Deep learning teams to get monster power in a box

April 6, 2016 by Nancy Owano

Nvidia on Tuesday announced its DGX-1, a rather formidable, deep learning supercomputer. Deep learning is an already familiar concept; it is fairly well known that deep learning and AI signify modern-day keys for people who are searching for patterns, insights and answers for what's to come.

Nvidia said this in announcing its supercomputer: "Data scientists and artificial intelligence (AI) researchers require accuracy, simplicity, and speed for success.

Faster training and iteration ultimately means faster innovation and faster time to market."

Nvidia is promoting the DGX-as the world's first purpose-built system for deep learning with fully integrated hardware and software, "a deep learning supercomputer in a box."

Engadget said there was "an insane amount of (170 teraflops in a single machine)." Devin Coldewey in TechCrunch said the machine was an enclosure for an 8-GPU supercomputing cluster with "built-in neural network training software."

It is said to be the equivalent of 250 servers in a box.
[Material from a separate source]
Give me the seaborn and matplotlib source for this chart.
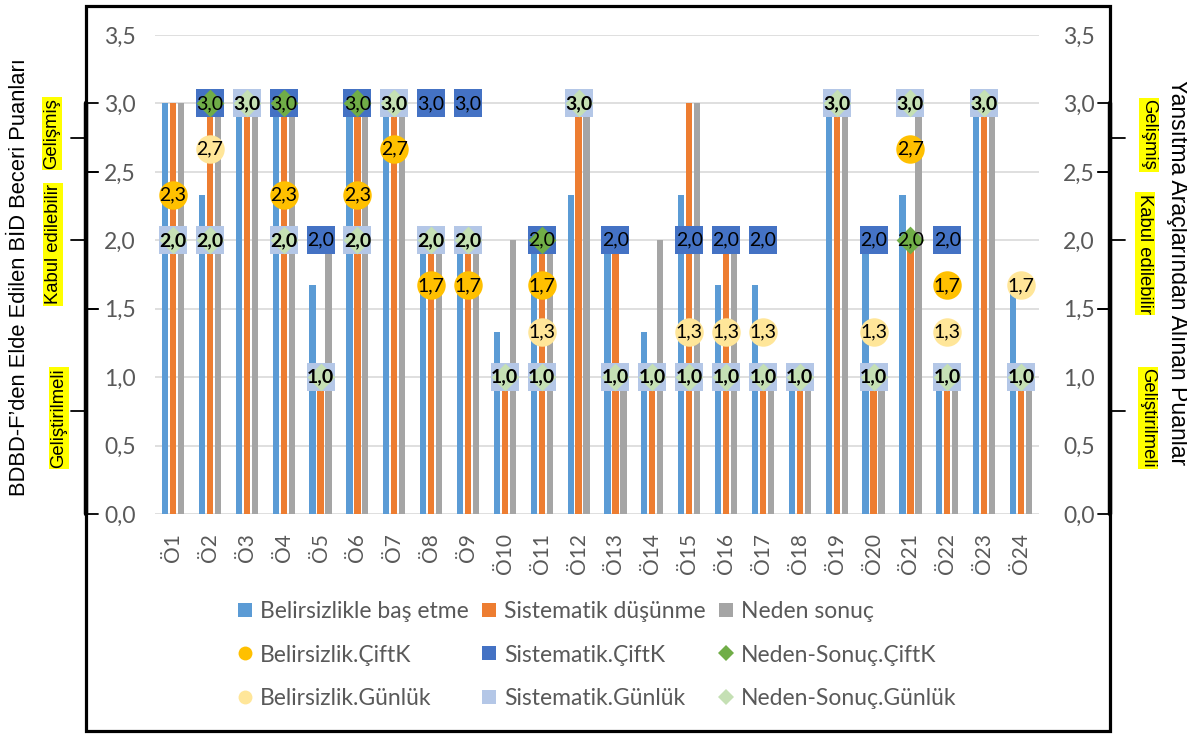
import numpy as np
import pandas as pd
import matplotlib
matplotlib.use("Agg")
import matplotlib.pyplot as plt
import seaborn as sns
from matplotlib.lines import Line2D
from matplotlib.patches import Rectangle
from matplotlib.transforms import blended_transform_factory
from matplotlib.ticker import FuncFormatter, FixedLocator

nan = np.nan

# ---------------- data ----------------
students = ["Ö1", "Ö2", "Ö3", "Ö4", "Ö5", "Ö6", "Ö7", "Ö8", "Ö9", "Ö10", "Ö11", "Ö12",
            "Ö13", "Ö14", "Ö15", "Ö16", "Ö17", "Ö18", "Ö19", "Ö20", "Ö21", "Ö22", "Ö23", "Ö24"]

bar_names = ["Belirsizlikle baş etme", "Sistematik düşünme", "Neden sonuç"]
belirsizlik = [3, 2.33, 3, 3, 1.67, 3, 3, 2, 2, 1.33, 2, 2.33, 2, 1.33, 2.33, 1.67, 1.67, 1, 3, 2, 2.33, 1, 3, 1.67]
sistematik = [3, 3, 3, 3, 1, 3, 3, 2, 2, 1, 2, 3, 2, 1, 3, 2, 1, 1, 3, 1, 2, 1, 3, 1]
neden_sonuc = [3, 3, 3, 3, 2, 3, 3, 2, 2, 2, 2, 3, 1, 2, 3, 2, 1, 1, 3, 1, 3, 1, 3, 1]

marker_names = ["Belirsizlik.ÇiftK", "Sistematik.ÇiftK", "Neden-Sonuç.ÇiftK",
                "Belirsizlik.Günlük", "Sistematik.Günlük", "Neden-Sonuç.Günlük"]
bel_ciftk = [2.33, nan, nan, 2.33, nan, 2.33, 2.67, 1.67, 1.67, nan, 1.67, nan,
             nan, nan, nan, nan, nan, nan, nan, nan, 2.67, 1.67, nan, nan]
sis_ciftk = [nan, 3, nan, 3, 2, 3, nan, 3, 3, nan, 2, nan,
             2, nan, 2, 2, 2, nan, nan, 2, nan, 2, nan, nan]
nds_ciftk = [nan, 3, nan, 3, nan, 3, nan, nan, nan, nan, 2, nan,
             nan, nan, nan, nan, nan, nan, nan, nan, 2, nan, nan, nan]
bel_gunluk = [nan, 2.67, nan, nan, nan, nan, nan, nan, nan, nan, 1.33, nan,
              nan, nan, 1.33, 1.33, 1.33, nan, nan, 1.33, nan, 1.33, nan, 1.67]
sis_gunluk = [2, 2, 3, 2, 1, 2, 3, 2, 2, 1, 1, 3, 1, 1, 1, 1, 1, 1, 3, 1, 3, 1, 3, 1]
nds_gunluk = [2, 2, 3, 2, 1, 2, 3, 2, 2, 1, 1, 3, 1, 1, 1, 1, 1, 1, 3, 1, 3, 1, 3, 1]

y_ticks = [0.0, 0.5, 1.0, 1.5, 2.0, 2.5, 3.0, 3.5]

# ---------------- styles ----------------
bar_colors = ["#5B9BD5", "#ED7D31", "#A5A5A5"]
marker_styles = [
    ("o", "#FFC000", 420, False),
    ("s", "#4472C4", 420, False),
    ("D", "#70AD47", 200, False),
    ("o", "#FFE699", 420, False),
    ("s", "#B4C7E7", 420, False),
    ("D", "#C5E0B4", 200, True),
]
GRAY = "#595959"

sns.set_theme(style="white")
plt.rcParams["font.family"] = ["Lato", "DejaVu Sans"]

W, H = 1187, 734
fig = plt.figure(figsize=(W / 100, H / 100), dpi=100)
ax_l, ax_r, ax_t, ax_b = 154.6, 1039.5, 35.0, 514.0
ax = fig.add_axes([ax_l / W, 1 - ax_b / H, (ax_r - ax_l) / W, (ax_b - ax_t) / H])

df = pd.DataFrame({
    "Öğrenci": students * 3,
    "Puan": belirsizlik + sistematik + neden_sonuc,
    "Beceri": [bar_names[0]] * 24 + [bar_names[1]] * 24 + [bar_names[2]] * 24,
})
sns.barplot(data=df, x="Öğrenci", y="Puan", hue="Beceri", order=students,
            hue_order=bar_names, palette=bar_colors, width=0.65, gap=0.22,
            saturation=1, errorbar=None, legend=False, linewidth=0, ax=ax, zorder=2)

pos = np.arange(len(students))
series = [bel_ciftk, sis_ciftk, nds_ciftk, bel_gunluk, sis_gunluk, nds_gunluk]
labels = {}
for vals, (mk, col, size, bold) in zip(series, marker_styles):
    sns.scatterplot(x=pos, y=vals, marker=mk, s=size, color=col, linewidth=0,
                    ax=ax, zorder=3, legend=False)
    for i, v in enumerate(vals):
        if not np.isnan(v):
            labels[(i, round(v, 2))] = bold

for (i, v), bold in labels.items():
    ax.text(i, v, f"{v:.1f}".replace(".", ","), ha="center", va="center",
            fontsize=14, color="black", fontweight="bold" if bold else "normal", zorder=6)

fmt = FuncFormatter(lambda v, p: f"{v:.1f}".replace(".", ","))
ax.set_xlim(-0.5, len(students) - 0.5)
ax.set_ylim(0, 3.5)
ax.yaxis.set_major_locator(FixedLocator(y_ticks))
ax.yaxis.set_major_formatter(fmt)
ax.yaxis.grid(True, color="#D9D9D9", lw=1.2)
ax.xaxis.grid(False)
ax.set_axisbelow(True)
ax.set_xlabel("")
ax.set_ylabel("")
for s in ax.spines.values():
    s.set_visible(False)
ax.tick_params(axis="y", length=0, pad=13.5, labelsize=16.5, labelcolor=GRAY)
ax.tick_params(axis="x", length=0, pad=14, labelsize=15, labelcolor=GRAY, rotation=90)

ax2 = ax.twinx()
ax2.set_ylim(0, 3.5)
ax2.yaxis.set_major_locator(FixedLocator(y_ticks))
ax2.yaxis.set_major_formatter(fmt)
ax2.grid(False)
for s in ax2.spines.values():
    s.set_visible(False)
ax2.tick_params(axis="y", length=0, pad=17, labelsize=16.5, labelcolor=GRAY)

# ---------------- border, braces and side labels ----------------
fig.add_artist(Rectangle((86 / W, 1 - 731 / H), (1110 - 86) / W, (731 - 6) / H,
                         transform=fig.transFigure, fill=False, edgecolor="black", lw=2.3))

tr = blended_transform_factory(fig.transFigure, ax.transData)

def hl(x0, x1, y, lw=1.3):
    fig.add_artist(Line2D([x0 / W, x1 / W], [y, y], transform=tr, color="black", lw=lw))

def vl(x, y0, y1, lw=1.3):
    fig.add_artist(Line2D([x / W, x / W], [y0, y1], transform=tr, color="black", lw=lw))

ranges = [(2.5, 3.0), (1.5, 2.5), (0.0, 1.5)]
# left braces
vl(86, 0.0, 3.0, lw=3.2)
for a, b in ranges:
    hl(86, 98, a)
    hl(86, 98, b)
    hl(71, 86, (a + b) / 2)
# right braces
vl(1110, 0.0, 3.0, lw=3.2)
for a, b in ranges:
    hl(1098, 1110, a)
    hl(1098, 1110, b)
    hl(1110, 1125, (a + b) / 2)

side_font = ["Liberation Sans", "DejaVu Sans"]
fig.text(20 / W, 1 - 277 / H, "BDBD-F’den Elde Edilen BİD Beceri Puanları", rotation=90,
         ha="center", va="center", fontsize=15.8, family=side_font, color="black")
fig.text(1177 / W, 1 - 272 / H, "Yansıtma Araçlarından Alınan Puanlar", rotation=270,
         ha="center", va="center", fontsize=16.6, family=side_font, color="black")

level_names = ["Gelişmiş", "Kabul edilebilir", "Geliştirilmeli"]
left_pos = [(52, 2.78), (53, 1.97), (59, 0.70)]
right_pos = [(1149, 2.77), (1145, 1.90), (1148, 0.70)]
ybox = dict(facecolor="#FFFF00", edgecolor="none", pad=1.0)
for name, (x, y) in zip(level_names, left_pos):
    fig.text(x / W, y, name, transform=tr, rotation=90, ha="center", va="center",
             fontsize=13.3, family=side_font, color="black", bbox=ybox)
for name, (x, y) in zip(level_names, right_pos):
    fig.text(x / W, y, name, transform=tr, rotation=270, ha="center", va="center",
             fontsize=13.3, family=side_font, color="black", bbox=ybox)

# ---------------- legend ----------------
def h(mk, col, ms):
    return Line2D([], [], marker=mk, ls="none", color=col, markersize=ms, markeredgewidth=0)

bar_handles = [h("s", c, 10) for c in bar_colors]
mk_handles = [h(m, c, 10 if m != "D" else 8) for (m, c, _, _) in marker_styles]
handles = [bar_handles[0], mk_handles[0], mk_handles[3],
           bar_handles[1], mk_handles[1], mk_handles[4],
           bar_handles[2], mk_handles[2], mk_handles[5]]
names = [bar_names[0], marker_names[0], marker_names[3],
         bar_names[1], marker_names[1], marker_names[4],
         bar_names[2], marker_names[2], marker_names[5]]
fig.legend(handles, names, ncol=3, loc="center", bbox_to_anchor=(596 / W, 1 - 655 / H),
           frameon=False, fontsize=16.5, labelcolor=GRAY, handletextpad=0.25,
           columnspacing=0.5, labelspacing=1.0, handlelength=0.8)

fig.savefig("out.png", dpi=100)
Agam Shah, IDG News Service, said, according to Nvidia, "The DGX-1 supercomputer can deliver the computing power of 250 two-socket servers in a desktop box." Writing in iTWire, Stephen Withers, a senior member of the Australian Computer Society, made similar observations about the DGX-1 edge. "He said, "because of the diminishing returns from adding nodes, it requires more than 250 Xeon servers to match the speed of the DGX-1."

Attention is being given to the power delivered via eight Tesla P100 GPUs.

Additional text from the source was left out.